How maps help protect nature

Maps have always fascinated me. As a visual learner, I’ve been drawn to their design, colors, and ability to tell stories. But it wasn’t until I studied geographic information systems (GIS) in graduate school that I realized how maps could be more than just beautiful—they could be powerful tools for conservation.

At their core, maps are visual representations of places, allowing us to see patterns, relationships, and changes over time. Maps play a crucial role in answering fundamental ‘where’ and ‘how’ questions in conservation. We use them to understand how much forests remain intact, where animals migrate, or where wildfires are currently burning. These insights help guide what actions we take. For example, maps can show where elephants move in relation to where people live, helping conservationists develop strategies to reduce conflicts.

In my work, I rely on maps to understand environments, plan conservation actions, and measure outcomes. If we’re restoring mangrove forests, for instance, mapping recent storm events and where people live nearby helps us decide where to plant new trees and where to set up protection zones. Afterward, we use satellite images and field surveys to monitor changes in tree cover and fish populations, showing the impact of our efforts.

Challenges and innovations

Despite their usefulness, maps are simplifications of the real world, and no model is perfect. One major challenge in conservation mapping is data accuracy. Two maps of the same forest can show different results, depending on the data used. This can lead to confusion and even distrust. To ensure accuracy, we must source data carefully, cross-reference findings, and visually inspect maps for errors.

Another challenge is distortion. Because the Earth is a three-dimensional sphere, flattening it onto a map always introduces some level of inaccuracy. I like to compare it to peeling an orange and trying to flatten the peel without breaking it—an impossible task. We use different techniques to minimize these distortions and make maps as reliable as possible.

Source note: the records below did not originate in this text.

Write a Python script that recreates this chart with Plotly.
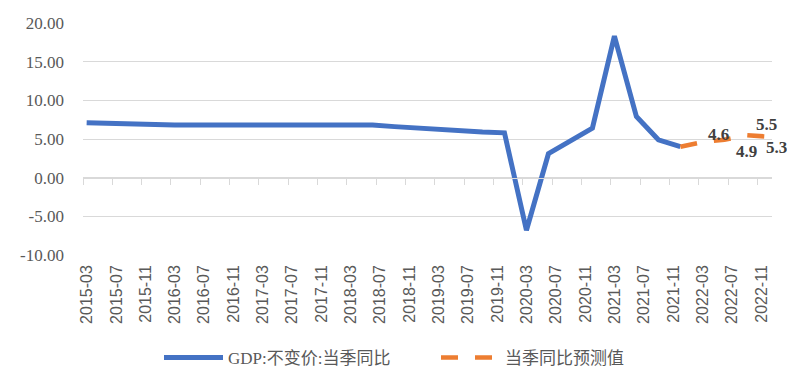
import plotly.graph_objects as go

# ---------------- data ----------------
hist_dates = [
    "2015-03", "2015-06", "2015-09", "2015-12",
    "2016-03", "2016-06", "2016-09", "2016-12",
    "2017-03", "2017-06", "2017-09", "2017-12",
    "2018-03", "2018-06", "2018-09", "2018-12",
    "2019-03", "2019-06", "2019-09", "2019-12",
    "2020-03", "2020-06", "2020-09", "2020-12",
    "2021-03", "2021-06", "2021-09", "2021-12",
]
gdp_yoy = [
    7.1, 7.0, 6.9, 6.8,
    6.8, 6.8, 6.8, 6.8,
    6.9, 6.9, 6.9, 6.8,
    6.8, 6.8, 6.6, 6.4,
    6.3, 6.0, 5.9, 5.8,
    -6.8, 3.1, 4.8, 6.4,
    18.3, 7.9, 4.9, 4.0,
]
fc_dates = ["2021-12", "2022-03", "2022-06", "2022-09", "2022-12"]
fc_values = [4.0, 4.6, 4.9, 5.5, 5.3]
fc_labels = ["", "4.6", "4.9", "5.5", "5.3"]

tick_labels_x = [
    "2015-03", "2015-07", "2015-11", "2016-03", "2016-07", "2016-11",
    "2017-03", "2017-07", "2017-11", "2018-03", "2018-07", "2018-11",
    "2019-03", "2019-07", "2019-11", "2020-03", "2020-07", "2020-11",
    "2021-03", "2021-07", "2021-11", "2022-03", "2022-07", "2022-11",
]
y_tick_vals = [-10, -5, 0, 5, 10, 15, 20]
y_tick_text = ["-10.00", "-5.00", "0.00", "5.00", "10.00", "15.00", "20.00"]

series_names = ["GDP:不变价:当季同比", "当季同比预测值"]

# ---------------- helpers ----------------
def month_index(s):
    y, m = s.split("-")
    return (int(y) - 2015) * 12 + (int(m) - 3)

hx = [month_index(d) for d in hist_dates]
fx = [month_index(d) for d in fc_dates]
tick_pos = [month_index(d) - 0.5 for d in tick_labels_x]

BLUE = "#4472C4"
ORANGE = "#ED7D31"
GRAY_TXT = "#595959"
GRID = "#D9D9D9"
SERIF_CJK = "Liberation Serif, 'Noto Sans CJK SC', serif"

# page has an 8px body margin; figure is sized so it ends at the window edge
W, H = 787, 379
OFF = 8

fig = go.Figure()
fig.add_trace(go.Scatter(
    x=hx, y=gdp_yoy, mode="lines", name=series_names[0],
    line=dict(color=BLUE, width=5), hoverinfo="skip",
))
fig.add_trace(go.Scatter(
    x=fx, y=fc_values, mode="lines", name=series_names[1],
    line=dict(color=ORANGE, width=4.5, dash="17px,17px"), hoverinfo="skip",
))
# axis at y = 0 with tick marks (Excel style)
fig.add_trace(go.Scatter(
    x=[hx[0]], y=[0], xaxis="x2", yaxis="y", mode="markers",
    marker=dict(opacity=0), showlegend=False, hoverinfo="skip",
))

# data labels
shifts = [(0, 0), (16, 8), (22, -12), (20, 11), (8, -11)]
for xv, yv, lab, (dx, dy) in zip(fx, fc_values, fc_labels, shifts):
    if not lab:
        continue
    fig.add_annotation(
        x=xv, y=yv, text=lab, showarrow=False, xshift=dx, yshift=dy,
        font=dict(family="Liberation Serif, serif", size=17, color="#404040", weight="bold"),
    )

xr = [-0.5, 93.5]
fig.update_layout(
    width=W, height=H,
    margin=dict(l=83 - OFF, r=23, t=23 - OFF, b=132, autoexpand=False),
    paper_bgcolor="white", plot_bgcolor="white",
    xaxis=dict(
        range=xr, tickmode="array", tickvals=tick_pos, ticktext=tick_labels_x,
        tickangle=-90, ticks="", showgrid=False, zeroline=False, showline=False,
        ticklabelshift=4, ticklabelstandoff=6, automargin=False,
        tickfont=dict(family="Liberation Sans, sans-serif", size=16, color=GRAY_TXT),
    ),
    xaxis2=dict(
        range=xr, overlaying="x", anchor="free", position=1/3,
        tickmode="array", tickvals=tick_pos, showticklabels=False,
        ticks="outside", ticklen=6, tickcolor=GRID, tickwidth=1,
        showline=True, linecolor=GRID, linewidth=1, showgrid=False, zeroline=False,
        automargin=False,
    ),
    yaxis=dict(
        range=[-10, 20], tickmode="array", tickvals=y_tick_vals, ticktext=y_tick_text,
        showgrid=True, gridcolor=GRID, gridwidth=1, zeroline=False, ticks="",
        ticklabelstandoff=18, automargin=False,
        tickfont=dict(family="Liberation Serif, serif", size=17, color=GRAY_TXT),
    ),
    legend=dict(
        orientation="h", xref="container", yref="container",
        x=(167 - OFF - 8) / W, xanchor="left", y=1 - (358 - OFF) / H, yanchor="middle",
        itemwidth=59, entrywidth=203, entrywidthmode="pixels",
        font=dict(family=SERIF_CJK, size=17, color=GRAY_TXT),
        bgcolor="rgba(0,0,0,0)",
    ),
    showlegend=True,
)

fig.write_html("out.html")
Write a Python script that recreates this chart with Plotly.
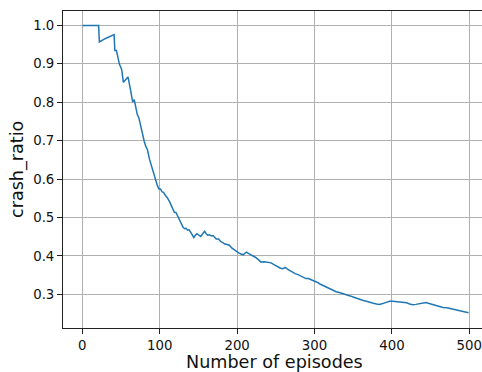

Innovations in mapping technology are rapidly transforming conservation. Drone and LiDAR imagery are providing ultra-high-resolution views of landscapes in 3D, helping us monitor forests, coastlines, and even landslides. I’m also interested in seeing how artificial intelligence (AI) continues to develop, as it has the potential to help conservationists process data faster and more efficiently. AI tools could assist in identifying data sources, automating mapping processes, and even predicting environmental changes.

Sharing knowledge

Above all, maps must be accessible. They should be readable in multiple languages, consider color-vision impairments, and be culturally appropriate. Making mapping tools widely available ensures that local communities and Indigenous peoples—who have been stewarding their lands for generations—can actively contribute to conservation efforts while maintaining control over how their knowledge is represented and shared.

The lands and waters most critical for biodiversity have been cared for by Indigenous peoples for millennia, and their deep understanding of these places holds invaluable insights. Many forms of mapping can help preserve this knowledge and share it in ways that respect cultural traditions and governance systems. True conservation is not just about protecting landscapes; it is about honoring and integrating the knowledge of those who have long been their stewards.

Maps do more than guide us from one place to another. They tell stories, bring people together, and provide a roadmap for protecting the planet. With new technologies and a commitment to accessibility, the future of conservation mapping holds endless possibilities.